If I could gather all of you into a big room, here’s the exercise I’d prepare for you. I would ask you to write down, on post-it notes:
- Three fears you have about your pedagogical practice, what you are trying to do in the classroom. These can be things that you worry will keep you from doing what you need to do to allow you to reach your goals as a teacher, help the students learn, or permit you to create an environment in which everyone will get the most out of the few weeks we share with our students.
- Three fears you have about the impact your professional life has on your personal life.
- Three fears you have about the institutions in which you carry out the work of teaching and learning.
Then I would have you write on separate post-it notes three things you can rely on to help you address your fears: the skills, experiences, or expertise you rely on when you’re feeling overwhelmed or uncertain, the histories of past practices you can remind yourselves of when you wake in the night worried about a class that you feel is crashing and burning, the strengths and resiliency you have built up that have carried you to where you are today.
Finally, I would ask you to write the names of three people you can talk to when these fears gnaw at your stomach and trouble your sleep. You know who they are – the question is whether you will talk to them.
The “Share Your Fear” Virtual Exercise
We’re not sitting together in a big room, but the internet exists for just such moments! While you can’t put post-its on a wall, I’ve put up a Google Doc which you can populate with your fears and the skills you have to help address them, your anxieties and your support networks.

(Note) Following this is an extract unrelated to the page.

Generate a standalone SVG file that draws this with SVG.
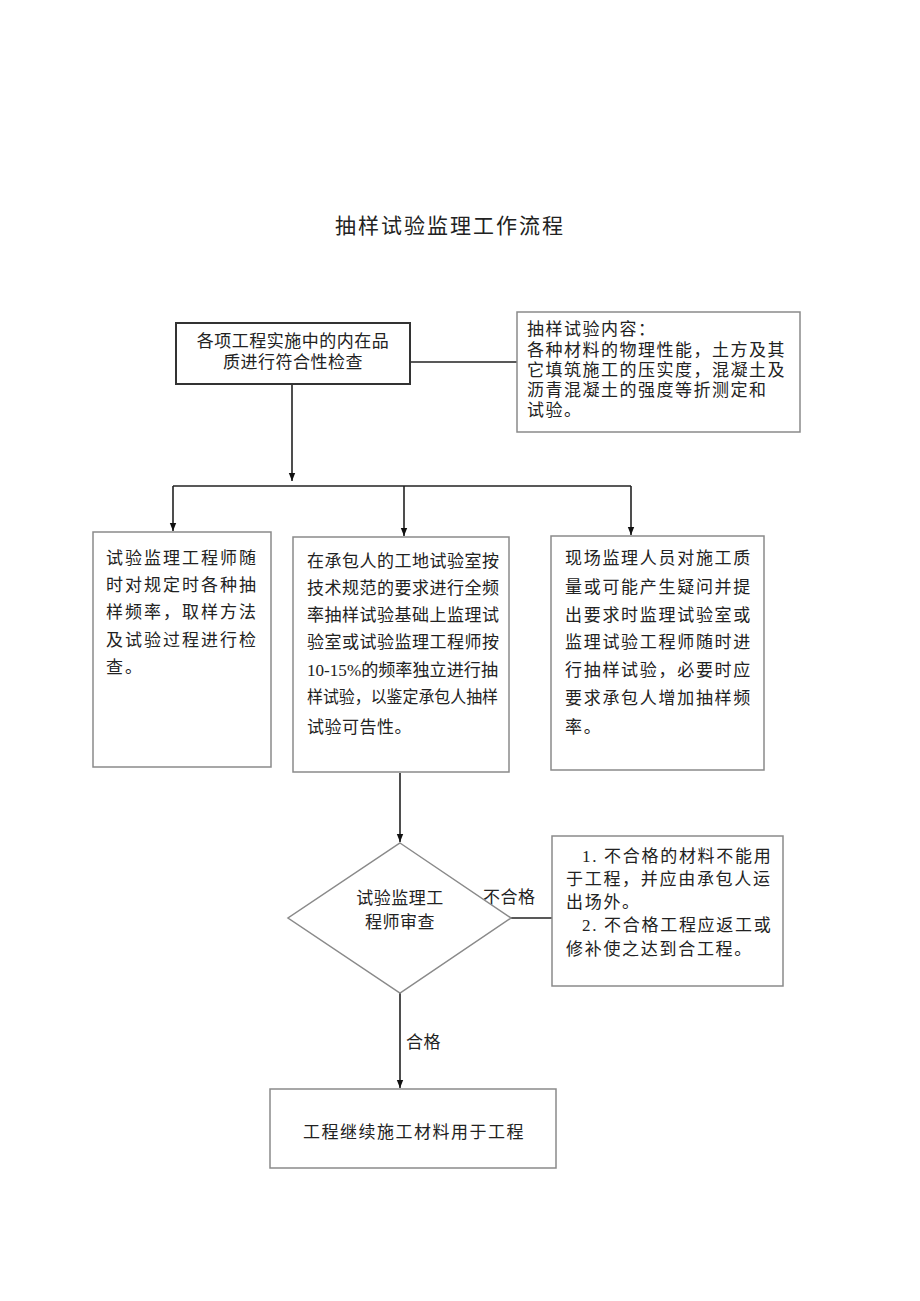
<svg xmlns="http://www.w3.org/2000/svg" width="920" height="1301" viewBox="0 0 920 1301">
<defs>
<marker id="arr" viewBox="0 0 10 10" refX="10" refY="5" markerWidth="8" markerHeight="8" markerUnits="userSpaceOnUse" orient="auto">
<path d="M0,1 L10,5 L0,9 Z" fill="#111"/>
</marker>
<style>
text{font-family:"Liberation Serif","Noto Sans CJK SC",serif;fill:#222;font-size:17px}
.box{fill:#fff;stroke:#8a8a8a;stroke-width:1.5}
.dark{fill:#fff;stroke:#333;stroke-width:2}
.line{fill:none;stroke:#222;stroke-width:1.6}
.title{font-size:21px;letter-spacing:2px}
</style>
</defs>
<rect width="920" height="1301" fill="#fff"/>
<text class="title" x="450" y="233" text-anchor="middle">抽样试验监理工作流程</text>

<g id="connectors">
<line class="line" x1="410" y1="362" x2="517" y2="362"/>
<line class="line" x1="292" y1="384" x2="292" y2="481" marker-end="url(#arr)"/>
<line class="line" x1="173" y1="486" x2="631" y2="486"/>
<line class="line" x1="173" y1="486" x2="173" y2="531" marker-end="url(#arr)"/>
<line class="line" x1="404" y1="486" x2="404" y2="536" marker-end="url(#arr)"/>
<line class="line" x1="631" y1="486" x2="631" y2="535" marker-end="url(#arr)"/>
<line class="line" x1="400" y1="773" x2="400" y2="842" marker-end="url(#arr)"/>
<line class="line" x1="511" y1="918" x2="552" y2="918"/>
<line class="line" x1="400" y1="993" x2="400" y2="1088" marker-end="url(#arr)"/>
<text x="483" y="903" style="letter-spacing:0.5px">不合格</text>
<text x="406" y="1048" style="letter-spacing:0.5px">合格</text>
</g>

<g id="n1">
<rect class="dark" x="176" y="323" width="234" height="61"/>
<text x="293" y="347" text-anchor="middle" style="letter-spacing:0.5px">各项工程实施中的内在品</text>
<text x="293" y="368" text-anchor="middle" style="letter-spacing:0.5px">质进行符合性检查</text>
</g>

<g id="n2">
<rect class="box" x="517" y="312" width="283" height="120"/>
<g style="letter-spacing:1.5px">
<text x="527" y="335">抽样试验内容：</text>
<text x="527" y="356">各种材料的物理性能，土方及其</text>
<text x="527" y="376">它填筑施工的压实度，混凝土及</text>
<text x="527" y="396">沥青混凝土的强度等折测定和</text>
<text x="527" y="416">试验。</text>
</g>
</g>

<g id="n3">
<rect class="box" x="93" y="532" width="178" height="235"/>
<g style="letter-spacing:2px">
<text x="106" y="564">试验监理工程师随</text>
<text x="106" y="591">时对规定时各种抽</text>
<text x="106" y="618">样频率，取样方法</text>
<text x="106" y="646">及试验过程进行检</text>
<text x="106" y="673">查。</text>
</g>
</g>

<g id="n4">
<rect class="box" x="293" y="537" width="216" height="235"/>
<g style="letter-spacing:0.5px">
<text x="307" y="567">在承包人的工地试验室按</text>
<text x="307" y="594">技术规范的要求进行全频</text>
<text x="307" y="621">率抽样试验基础上监理试</text>
<text x="307" y="648">验室或试验监理工程师按</text>
<text x="307" y="676" textLength="191" lengthAdjust="spacingAndGlyphs" style="letter-spacing:0">10-15%的频率独立进行抽</text>
<text x="307" y="703" textLength="191" lengthAdjust="spacingAndGlyphs" style="letter-spacing:0">样试验，以鉴定承包人抽样</text>
<text x="307" y="733">试验可告性。</text>
</g>
</g>

<g id="n5">
<rect class="box" x="551" y="536" width="213" height="234"/>
<g style="letter-spacing:1.7px">
<text x="565" y="564">现场监理人员对施工质</text>
<text x="565" y="593">量或可能产生疑问并提</text>
<text x="565" y="621">出要求时监理试验室或</text>
<text x="565" y="648">监理试验工程师随时进</text>
<text x="565" y="676">行抽样试验，必要时应</text>
<text x="565" y="704">要求承包人增加抽样频</text>
<text x="565" y="733">率。</text>
</g>
</g>

<g id="n6">
<polygon class="box" points="400,843 511,918 400,993 288,918"/>
<text x="400" y="904" text-anchor="middle" style="letter-spacing:0.5px">试验监理工</text>
<text x="400" y="928" text-anchor="middle" style="letter-spacing:0.5px">程师审查</text>
</g>

<g id="n7">
<rect class="box" x="552" y="836" width="231" height="150"/>
<g style="letter-spacing:1.7px">
<text x="582" y="862">1. 不合格的材料不能用</text>
<text x="566" y="885">于工程，并应由承包人运</text>
<text x="566" y="908">出场外。</text>
<text x="582" y="931">2. 不合格工程应返工或</text>
<text x="566" y="955">修补使之达到合工程。</text>
</g>
</g>

<g id="n8">
<rect class="box" x="270" y="1089" width="286" height="79"/>
<text x="414" y="1138" text-anchor="middle" style="letter-spacing:1.5px">工程继续施工材料用于工程</text>
</g>
</svg>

While you’re at it, write down the people to whom you can turn to share your fears (although you’ll want to leave that off this doc) You also can add additional information about yourself that you think is relevant in terms of providing context to your concerns (e.g. gender, race, length of time you have been teaching, etc.).
The “Share the Fear” document will be our wall of post-it notes; it will be available for anyone with the link to read and add to (so keep that in mind when posting). After some time, I’ll try to summarize what has been written, where our concerns overlap and where they diverge, and what we can learn by sharing our fears. If this exercise, when used with students, helps them understand their own strengths and how to take advantage of other people’s expertise, this can help us understand that we are not alone in our fears, and that we have resources built up over years and networks of support that can help.